[Stored data]
+ + + + +

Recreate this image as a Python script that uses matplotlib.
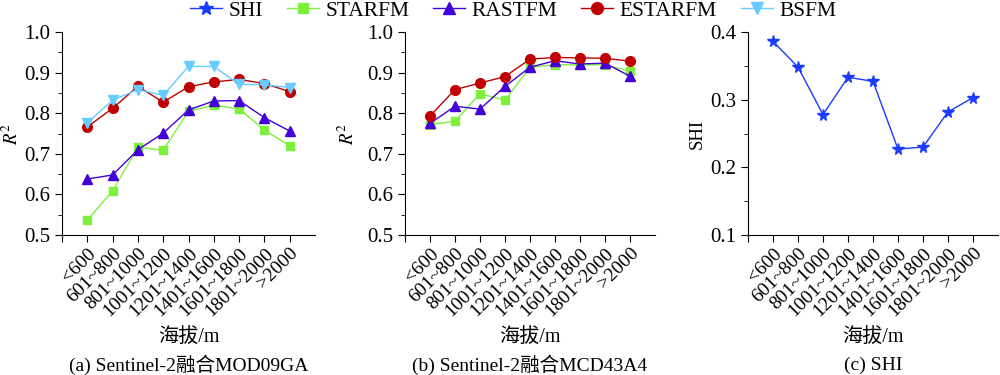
import numpy as np
import matplotlib
matplotlib.use("Agg")
from matplotlib import pyplot as plt
from matplotlib.ticker import MultipleLocator
from matplotlib.lines import Line2D

plt.rcParams['font.family'] = ['Liberation Serif', 'Noto Sans CJK SC']
plt.rcParams['mathtext.fontset'] = 'stix'

# Classes d'altitude
altitudes = ['<600', '601~800', '801~1000', '1001~1200', '1201~1400',
             '1401~1600', '1601~1800', '1801~2000', '>2000']

# (a) Sentinel-2 + MOD09GA
starfm_a = [0.537, 0.609, 0.716, 0.709, 0.805, 0.819, 0.811, 0.758, 0.720]
rastfm_a = [0.638, 0.648, 0.710, 0.751, 0.808, 0.830, 0.831, 0.789, 0.756]
estarfm_a = [0.766, 0.812, 0.866, 0.827, 0.865, 0.877, 0.883, 0.873, 0.853]
bsfm_a = [0.776, 0.832, 0.858, 0.844, 0.915, 0.915, 0.871, 0.870, 0.863]

# (b) Sentinel-2 + MCD43A4
starfm_b = [0.772, 0.780, 0.848, 0.832, 0.913, 0.919, 0.919, 0.919, 0.903]
rastfm_b = [0.775, 0.817, 0.810, 0.866, 0.913, 0.929, 0.921, 0.923, 0.891]
estarfm_b = [0.793, 0.858, 0.874, 0.890, 0.933, 0.937, 0.936, 0.935, 0.928]

# (c) SHI
shi = [0.386, 0.348, 0.278, 0.333, 0.327, 0.227, 0.230, 0.282, 0.303]

c_shi = '#1a3cff'
c_star = '#7ef03c'
c_rast = '#4400d8'
c_est = '#c00000'
c_bsfm = '#66ccff'

fig = plt.figure(figsize=(10, 3.75), dpi=100)
ax_a = fig.add_axes([0.062, 0.373, 0.253, 0.542])
ax_b = fig.add_axes([0.405, 0.373, 0.25, 0.542])
ax_c = fig.add_axes([0.748, 0.373, 0.25, 0.542])

x = np.arange(1, len(altitudes) + 1)
lw = 1.0

def style(ax, ylim, ylabel, caption, ylab_x):
    ax.set_xlim(0, 10)
    ax.set_ylim(*ylim)
    ax.spines['top'].set_visible(False)
    ax.spines['right'].set_visible(False)
    ax.set_xticks(np.arange(0, 10))
    ax.set_xticklabels([''] + altitudes, rotation=45, ha='right',
                       rotation_mode='anchor', fontsize=14)
    ax.yaxis.set_major_locator(MultipleLocator(0.1))
    ax.yaxis.set_minor_locator(MultipleLocator(0.05))
    ax.tick_params(axis='y', which='major', labelsize=15, length=5, direction='out')
    ax.tick_params(axis='y', which='minor', length=3, direction='out')
    ax.tick_params(axis='x', length=5, direction='out', pad=2)
    ax.set_ylabel(ylabel, fontsize=13.5)
    ax.yaxis.set_label_coords(ylab_x, 0.5)
    ax.set_xlabel('海拔/m', fontsize=14.5)
    ax.xaxis.set_label_coords(0.5, -0.455)
    ax.text(0.5, -0.64, caption, transform=ax.transAxes, ha='center',
            va='center', fontsize=14)

ax_a.plot(x, starfm_a, '-s', color=c_star, lw=lw, ms=6)
ax_a.plot(x, rastfm_a, '-^', color=c_rast, lw=lw, ms=7.5)
ax_a.plot(x, estarfm_a, '-o', color=c_est, lw=lw, ms=7)
ax_a.plot(x, bsfm_a, '-v', color=c_bsfm, lw=lw, ms=7.5)
style(ax_a, (0.5, 1.0), '$R^2$', '(a) Sentinel-2融合MOD09GA', -0.16)
ax_a.set_yticks([0.5, 0.6, 0.7, 0.8, 0.9, 1.0])
ax_a.set_yticklabels(['0.5', '0.6', '0.7', '0.8', '0.9', '1.0'])

ax_b.plot(x, starfm_b, '-s', color=c_star, lw=lw, ms=6)
ax_b.plot(x, rastfm_b, '-^', color=c_rast, lw=lw, ms=7.5)
ax_b.plot(x, estarfm_b, '-o', color=c_est, lw=lw, ms=7)
style(ax_b, (0.5, 1.0), '$R^2$', '(b) Sentinel-2融合MCD43A4', -0.19)
ax_b.set_yticks([0.5, 0.6, 0.7, 0.8, 0.9, 1.0])
ax_b.set_yticklabels(['0.5', '0.6', '0.7', '0.8', '0.9', '1.0'])

ax_c.plot(x, shi, '-*', color=c_shi, lw=lw, ms=8.5)
style(ax_c, (0.1, 0.4), 'SHI', '(c) SHI', -0.17)
ax_c.set_yticks([0.1, 0.2, 0.3, 0.4])
ax_c.set_yticklabels(['0.1', '0.2', '0.3', '0.4'])

handles = [
    Line2D([], [], color=c_shi, marker='*', lw=lw, ms=10),
    Line2D([], [], color=c_star, marker='s', lw=lw, ms=7.5),
    Line2D([], [], color=c_rast, marker='^', lw=lw, ms=9),
    Line2D([], [], color=c_est, marker='o', lw=lw, ms=8.5),
    Line2D([], [], color=c_bsfm, marker='v', lw=lw, ms=9),
]
labels = ['SHI', 'STARFM', 'RASTFM', 'ESTARFM', 'BSFM']
fig.legend(handles, labels, loc='center', bbox_to_anchor=(0.513, 0.972),
           ncol=5, frameon=False, fontsize=15.5, handlelength=1.5,
           columnspacing=1.1, handletextpad=0.3)

fig.savefig('out.png', dpi=100)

+ + + + +

Copy out every line of the data that includes the word "matplotlib".

[Worked answer]
Recreate this image as a Python script that uses matplotlib.
import matplotlib
matplotlib.use("Agg")
from matplotlib import pyplot as plt
from matplotlib.ticker import MultipleLocator
from matplotlib.lines import Line2D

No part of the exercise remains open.